● WHAT YOU ARE ASKED TO DO
Only a number is required: how many lines of the material contain the word "this"?

[BEGIN]

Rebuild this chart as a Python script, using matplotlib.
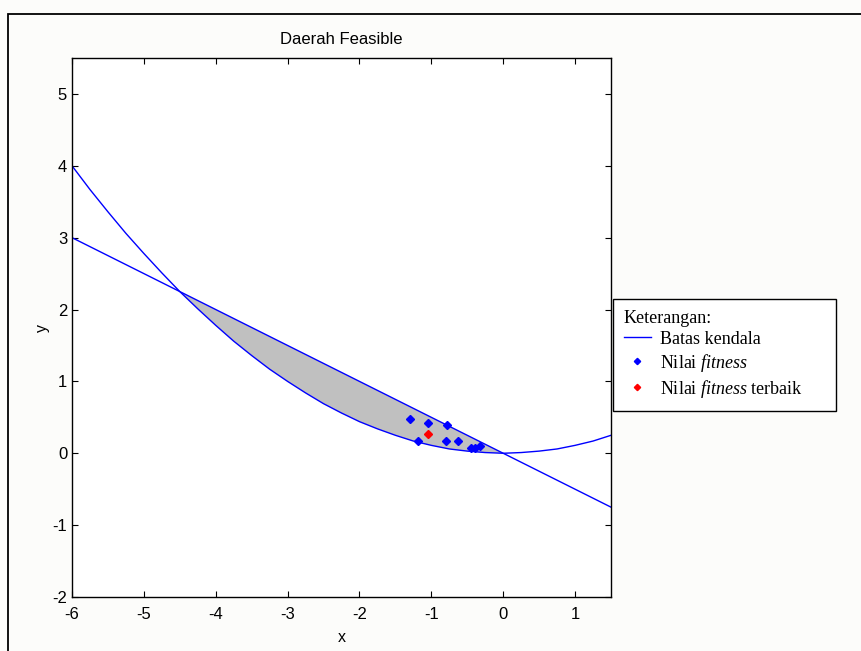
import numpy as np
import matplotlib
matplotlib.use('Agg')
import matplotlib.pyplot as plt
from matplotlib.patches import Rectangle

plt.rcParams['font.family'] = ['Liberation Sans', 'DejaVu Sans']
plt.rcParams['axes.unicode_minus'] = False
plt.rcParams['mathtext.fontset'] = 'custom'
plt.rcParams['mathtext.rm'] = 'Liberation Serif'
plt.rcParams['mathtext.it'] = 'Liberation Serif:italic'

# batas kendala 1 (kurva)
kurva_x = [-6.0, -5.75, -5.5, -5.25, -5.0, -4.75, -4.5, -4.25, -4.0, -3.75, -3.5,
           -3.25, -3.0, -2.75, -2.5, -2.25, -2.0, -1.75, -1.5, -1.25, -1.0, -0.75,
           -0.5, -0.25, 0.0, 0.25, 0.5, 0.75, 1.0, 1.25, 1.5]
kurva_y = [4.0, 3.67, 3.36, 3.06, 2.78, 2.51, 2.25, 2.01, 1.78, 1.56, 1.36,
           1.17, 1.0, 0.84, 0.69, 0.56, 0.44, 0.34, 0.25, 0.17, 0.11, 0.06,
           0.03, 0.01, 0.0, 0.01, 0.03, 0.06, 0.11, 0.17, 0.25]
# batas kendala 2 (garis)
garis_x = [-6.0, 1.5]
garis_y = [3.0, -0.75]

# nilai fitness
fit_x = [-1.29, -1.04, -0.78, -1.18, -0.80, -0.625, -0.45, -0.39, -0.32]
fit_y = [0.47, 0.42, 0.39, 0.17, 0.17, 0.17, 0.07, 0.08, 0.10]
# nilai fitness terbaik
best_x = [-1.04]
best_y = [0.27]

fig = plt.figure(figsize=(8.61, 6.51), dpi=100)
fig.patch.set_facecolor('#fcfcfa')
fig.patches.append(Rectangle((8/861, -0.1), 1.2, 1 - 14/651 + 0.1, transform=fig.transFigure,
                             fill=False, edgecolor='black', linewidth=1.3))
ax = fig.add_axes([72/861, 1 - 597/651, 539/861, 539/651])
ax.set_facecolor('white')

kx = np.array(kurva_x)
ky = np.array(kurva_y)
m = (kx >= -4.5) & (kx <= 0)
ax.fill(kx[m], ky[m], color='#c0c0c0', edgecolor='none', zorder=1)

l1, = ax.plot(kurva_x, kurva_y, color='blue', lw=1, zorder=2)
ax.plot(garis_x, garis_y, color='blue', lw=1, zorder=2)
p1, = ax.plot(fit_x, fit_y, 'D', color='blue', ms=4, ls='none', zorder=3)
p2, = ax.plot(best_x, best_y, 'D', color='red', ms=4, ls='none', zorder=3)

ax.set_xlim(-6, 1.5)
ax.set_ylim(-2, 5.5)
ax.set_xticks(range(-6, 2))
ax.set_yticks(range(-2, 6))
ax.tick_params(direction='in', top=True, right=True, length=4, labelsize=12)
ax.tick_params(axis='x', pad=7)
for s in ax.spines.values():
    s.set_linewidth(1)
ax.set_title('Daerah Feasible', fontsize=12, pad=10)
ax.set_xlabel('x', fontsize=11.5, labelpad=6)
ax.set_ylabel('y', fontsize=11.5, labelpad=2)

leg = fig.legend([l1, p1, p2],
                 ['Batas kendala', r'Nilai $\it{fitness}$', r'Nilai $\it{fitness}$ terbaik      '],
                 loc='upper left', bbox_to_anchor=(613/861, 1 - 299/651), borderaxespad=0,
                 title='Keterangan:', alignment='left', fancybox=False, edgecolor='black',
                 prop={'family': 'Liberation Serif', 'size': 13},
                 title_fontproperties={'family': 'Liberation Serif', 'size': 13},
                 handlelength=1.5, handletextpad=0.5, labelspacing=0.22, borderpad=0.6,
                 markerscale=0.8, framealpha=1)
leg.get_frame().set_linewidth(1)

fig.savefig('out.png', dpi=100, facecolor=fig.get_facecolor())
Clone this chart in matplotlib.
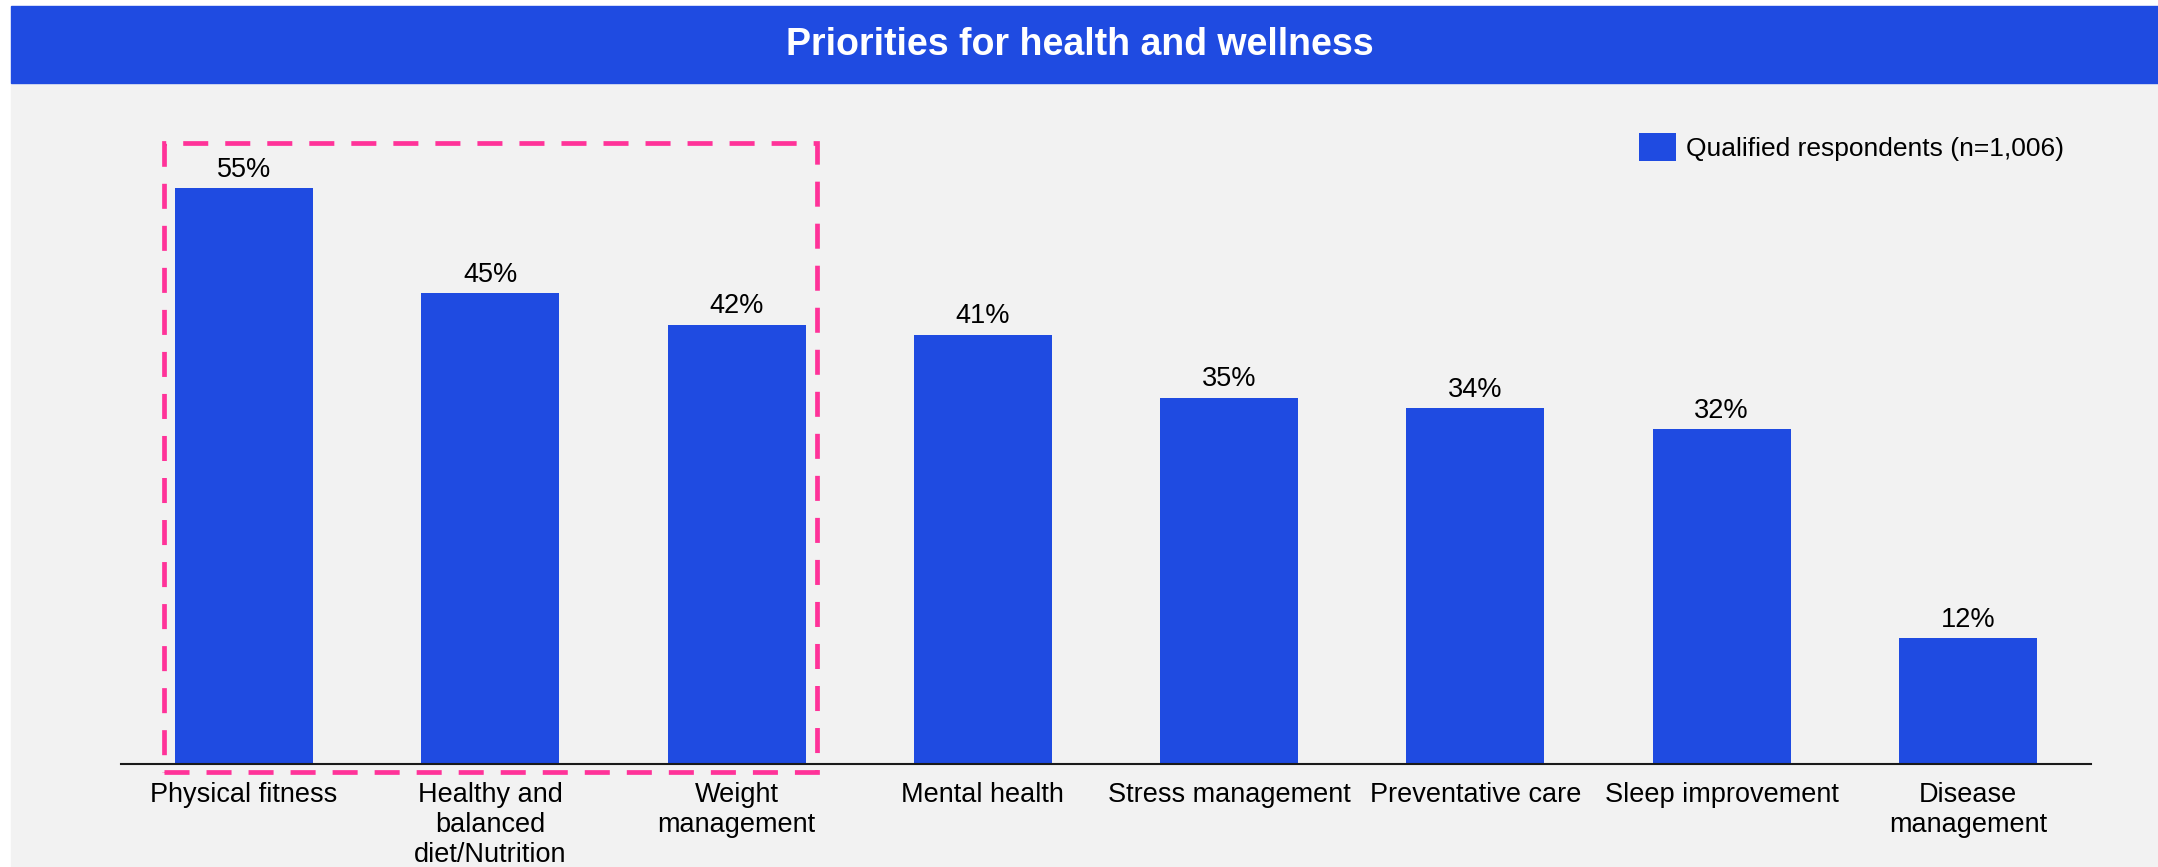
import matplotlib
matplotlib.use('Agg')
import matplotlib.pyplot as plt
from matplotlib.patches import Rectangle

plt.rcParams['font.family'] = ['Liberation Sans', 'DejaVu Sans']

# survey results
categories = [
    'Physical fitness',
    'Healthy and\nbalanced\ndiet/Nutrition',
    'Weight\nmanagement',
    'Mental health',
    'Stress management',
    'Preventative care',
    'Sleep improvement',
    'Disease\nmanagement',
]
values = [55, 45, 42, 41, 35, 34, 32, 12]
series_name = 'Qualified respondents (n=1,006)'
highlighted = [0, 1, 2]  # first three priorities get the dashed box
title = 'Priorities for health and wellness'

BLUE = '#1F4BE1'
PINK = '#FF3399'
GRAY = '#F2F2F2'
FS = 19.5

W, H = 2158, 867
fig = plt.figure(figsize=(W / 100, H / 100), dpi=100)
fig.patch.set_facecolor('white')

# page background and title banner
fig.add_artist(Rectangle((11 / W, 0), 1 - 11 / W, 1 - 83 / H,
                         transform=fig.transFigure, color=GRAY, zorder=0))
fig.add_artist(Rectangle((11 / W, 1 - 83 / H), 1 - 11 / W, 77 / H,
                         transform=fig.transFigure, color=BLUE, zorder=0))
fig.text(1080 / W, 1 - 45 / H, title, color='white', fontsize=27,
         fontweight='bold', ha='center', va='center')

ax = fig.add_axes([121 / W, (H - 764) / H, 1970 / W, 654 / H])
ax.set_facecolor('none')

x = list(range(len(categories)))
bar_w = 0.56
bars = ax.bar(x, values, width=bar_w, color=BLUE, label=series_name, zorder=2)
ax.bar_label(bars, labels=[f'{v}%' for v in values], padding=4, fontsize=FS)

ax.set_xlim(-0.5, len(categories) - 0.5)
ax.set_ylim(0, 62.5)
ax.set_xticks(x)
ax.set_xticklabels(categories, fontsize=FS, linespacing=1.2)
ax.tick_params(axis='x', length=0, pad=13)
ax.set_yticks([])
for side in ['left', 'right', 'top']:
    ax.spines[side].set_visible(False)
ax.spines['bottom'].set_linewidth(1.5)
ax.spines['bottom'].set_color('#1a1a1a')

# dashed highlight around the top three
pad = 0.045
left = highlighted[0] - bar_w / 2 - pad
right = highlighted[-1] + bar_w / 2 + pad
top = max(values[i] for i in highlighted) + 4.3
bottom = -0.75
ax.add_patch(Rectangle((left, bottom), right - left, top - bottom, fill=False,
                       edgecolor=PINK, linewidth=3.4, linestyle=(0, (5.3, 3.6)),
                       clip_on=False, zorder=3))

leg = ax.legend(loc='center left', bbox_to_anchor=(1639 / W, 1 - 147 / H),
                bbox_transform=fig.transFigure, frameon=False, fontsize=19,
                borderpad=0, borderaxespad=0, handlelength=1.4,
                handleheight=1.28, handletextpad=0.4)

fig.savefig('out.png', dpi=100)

[END]

● RESULT
2